Hole No. 4, 101 yards, driver

Against all odds, and with the golf gods giggling in the background, Cindy Maeshiro made a hole-in-one last month.

In her first official round of golf. With a driver, on Bay View Golf Links' fourth hole, playing 101 yards from the forward tee.

For those who have golfed a lifetime and have yet to hit golf's holy grail, you can be sick now.

"I am so undeserving of a hole-in-one," Maeshiro said. "I had no idea what a big deal it is."

She was so golf-naive she kept playing her orange ball, eventually losing it in the "duck pond" on the 15th hole. Maeshiro doesn't know what she shot because she and her friends find it too painful to count. She is still using borrowed clubs.

Someone told her later she owed everybody drinks. She gave her playing partners Starbucks gift cards.

Maeshiro, of 'Aiea, and three of her friends — all in their 50s — took up the game this summer for fun and to give themselves more time together. They took five lessons from Regan Lee at Pearl Country Club.

"Regan was an excellent teacher," Maeshiro said. "Very positive and encouraging. We were really junk."

When the session ended they asked Lee to take them on a course. It took them an hour to play Pearl's 10th hole and another hour for 11. By then it was getting dark. Lee drove them around the rest of the course and they went in.

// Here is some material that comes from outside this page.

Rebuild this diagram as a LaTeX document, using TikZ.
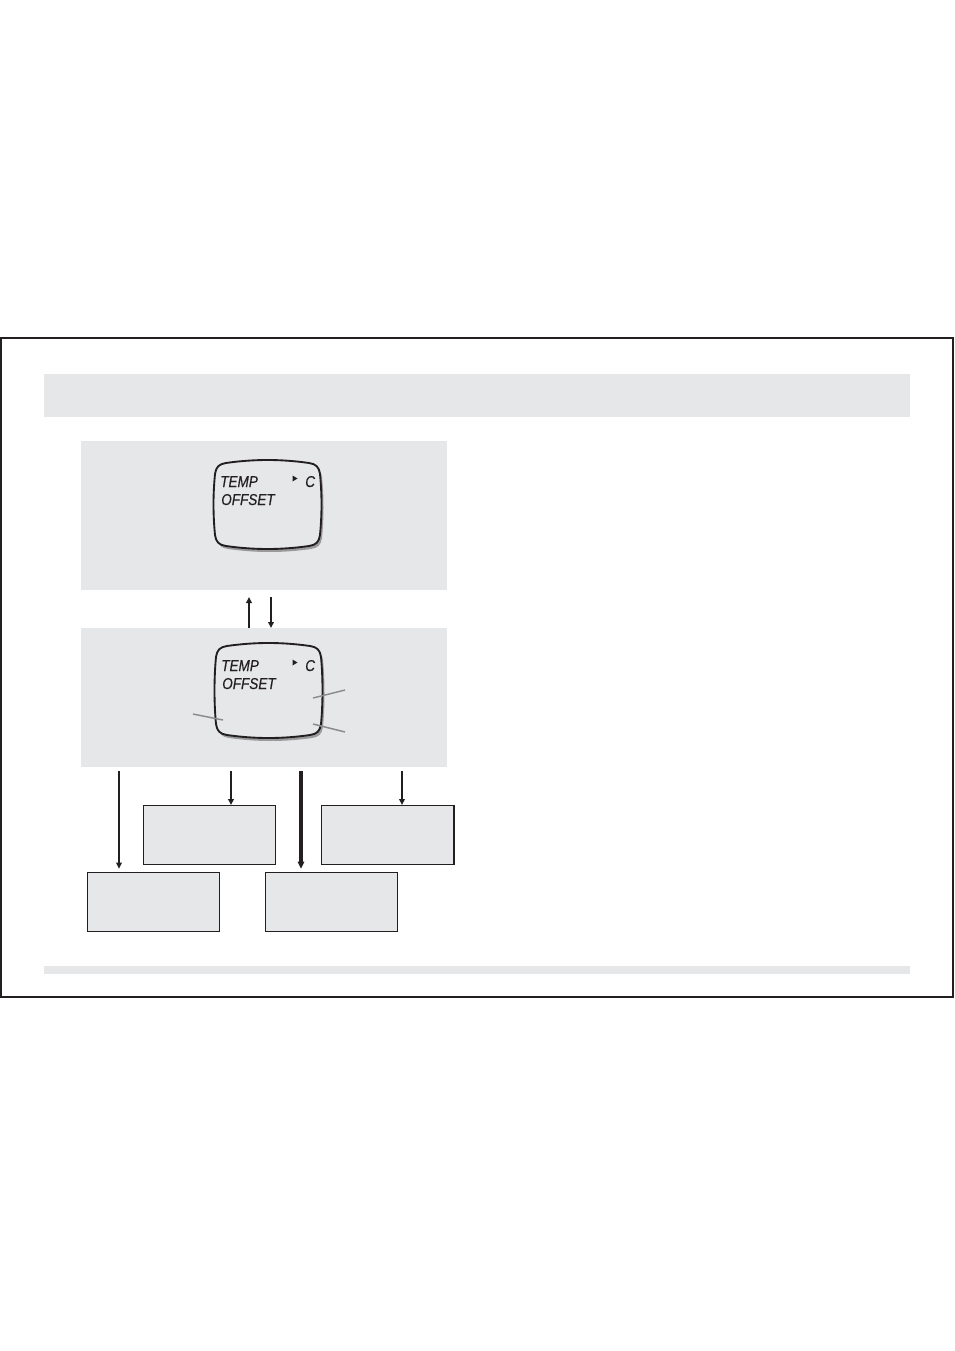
\documentclass[tikz,border=0pt]{standalone}
\usepackage{fontspec}
\usetikzlibrary{arrows.meta}
\newfontfamily\lcdfont{Liberation Sans}[FakeStretch=0.86,FakeBold=0.5]
\definecolor{panelgray}{HTML}{E6E7E8}
\definecolor{inkdark}{HTML}{231F20}
\definecolor{shadowgray}{HTML}{9A9A9A}
\definecolor{calloutgray}{HTML}{8C8C8C}
\newcommand{\lcdshape}[1]{% #1 = height
  (12,3) .. controls (40,-1) and (67,-1) .. (95,3)
  .. controls (102,4) and (105,7) .. (106,14)
  .. controls (108,35) and (108,#1-35) .. (106,#1-14)
  .. controls (105,#1-7) and (102,#1-4) .. (95,#1-3)
  .. controls (67,#1+1) and (40,#1+1) .. (12,#1-3)
  .. controls (5,#1-4) and (2,#1-7) .. (1,#1-14)
  .. controls (-1,#1-35) and (-1,35) .. (1,14)
  .. controls (2,7) and (5,4) .. (12,3) -- cycle}
\tikzset{
  band/.style={fill=panelgray, draw=none, inner sep=0pt, anchor=north west},
  panel/.style={fill=panelgray, draw=none, inner sep=0pt, anchor=north west, minimum width=274.5pt},
  lowbox/.style={fill=panelgray, draw=inkdark, line width=1pt, inner sep=0pt, anchor=north west, minimum width=99pt, minimum height=44.25pt},
  arr/.style={draw=inkdark, line width=1.5pt, -{Triangle[length=4.5pt,width=4.2pt]}},
  arrthick/.style={draw=inkdark, line width=2.3pt, -{Triangle[length=5.25pt,width=4.8pt]}},
  lcdtext/.style={inner sep=0pt, anchor=base west, font=\lcdfont\itshape\fontsize{11.8}{12}\selectfont, text=inkdark},
  callout/.style={draw=calloutgray, line width=1.1pt},
  lcdbody/.style={fill=panelgray, draw=inkdark, line width=1.4pt},
  lcdshadow/.style={fill=shadowgray, draw=none}
}
\begin{document}
\begin{tikzpicture}[x=0.75pt, y=-0.75pt]
\useasboundingbox (0,0) rectangle (954,1351);
\fill[white] (0,0) rectangle (954,1351);
% outer frame
\draw[inkdark, line width=1.1pt] (1,338) rectangle (953,997);
% bands
\node[band, minimum width=649.5pt, minimum height=32.25pt] (header) at (44,374) {};
\node[band, minimum width=649.5pt, minimum height=6pt] (footer) at (44,966) {};
% panels
\node[panel, minimum height=111.75pt] (panel1) at (81,441) {};
\node[panel, minimum height=104.25pt] (panel2) at (81,628) {};
% LCD 1
\begin{scope}[shift={(214,460)}]
  \fill[lcdshadow, shift={(2,3)}] \lcdshape{89};
  \draw[lcdbody] \lcdshape{89};
\end{scope}
\node[lcdtext] (temp1) at (220,487) {TEMP};
\node[lcdtext] (offset1) at (221,505) {OFFSET};
\node[lcdtext] (c1) at (305,487) {C};
\fill[inkdark] (292.5,475.5) -- (297.5,478.5) -- (292.5,481.5) -- cycle;
% LCD 2
\begin{scope}[shift={(215,643)}]
  \fill[lcdshadow, shift={(2,3)}] \lcdshape{95};
  \draw[lcdbody] \lcdshape{95};
\end{scope}
\node[lcdtext] (temp2) at (221,671) {TEMP};
\node[lcdtext] (offset2) at (222,689) {OFFSET};
\node[lcdtext] (c2) at (305,671) {C};
\fill[inkdark] (292.5,659.5) -- (297.5,662.5) -- (292.5,665.5) -- cycle;
% callout lines
\coordinate (cl1a) at (193,714); \coordinate (cl1b) at (223,720);
\coordinate (cl2a) at (313,698); \coordinate (cl2b) at (345,690);
\coordinate (cl3a) at (313,724); \coordinate (cl3b) at (345,732);
\draw[callout] (cl1a) -- (cl1b);
\draw[callout] (cl2a) -- (cl2b);
\draw[callout] (cl3a) -- (cl3b);
% arrows between panels
\coordinate (upx) at (249,0);
\coordinate (dnx) at (271,0);
\coordinate (uptip) at (249,597);
\coordinate (dntop) at (271,597);
\draw[arr] (panel2.north -| upx) -- (uptip);
\draw[arr] (dntop) -- (panel2.north -| dnx);
% lower boxes
\node[lowbox] (boxA) at (143,805) {};
\node[lowbox] (boxB) at (321,805) {};
\node[lowbox] (boxC) at (87,872) {};
\node[lowbox] (boxD) at (265,872) {};
\draw[inkdark, line width=1.6pt] (boxB.north east) -- (boxB.south east);
% arrows to boxes
\coordinate (a1) at (119,771);
\coordinate (a2) at (231,771);
\coordinate (a3) at (301,771);
\coordinate (a4) at (402,771);
\draw[arr, shorten >=2.5pt] (a1) -- (boxC.north -| a1);
\draw[arr] (a2) -- (boxA.north -| a2);
\draw[arrthick, shorten >=2.5pt] (a3) -- (boxD.north -| a3);
\draw[arr] (a4) -- (boxB.north -| a4);
\end{tikzpicture}
\end{document}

The following week they got a 2 p.m. tee time at par-60 Bay View. When they got to No. 12 it was dark and they were called in.

On Oct. 1, they started 3 hours earlier, intent on finishing. Maeshiro finished the fourth hole in one mind-blowing swing. The exorbitant odds of getting a hole-in-one — anywhere from 5,000- to 12,000-to-1 for a "regular" golfer — have been mangled for all time.

"I can't believe what good luck I had and what happened," Maeshiro said. "It took a hop, a skip and, like mini golf, rolled to the hole and dropped in."

Meanwhile all those golfers who have gone years without an ace choked on their 9-irons.

Maeshiro offers them this comforting thought: "I don't think I'll get another hole-in-one until my next life."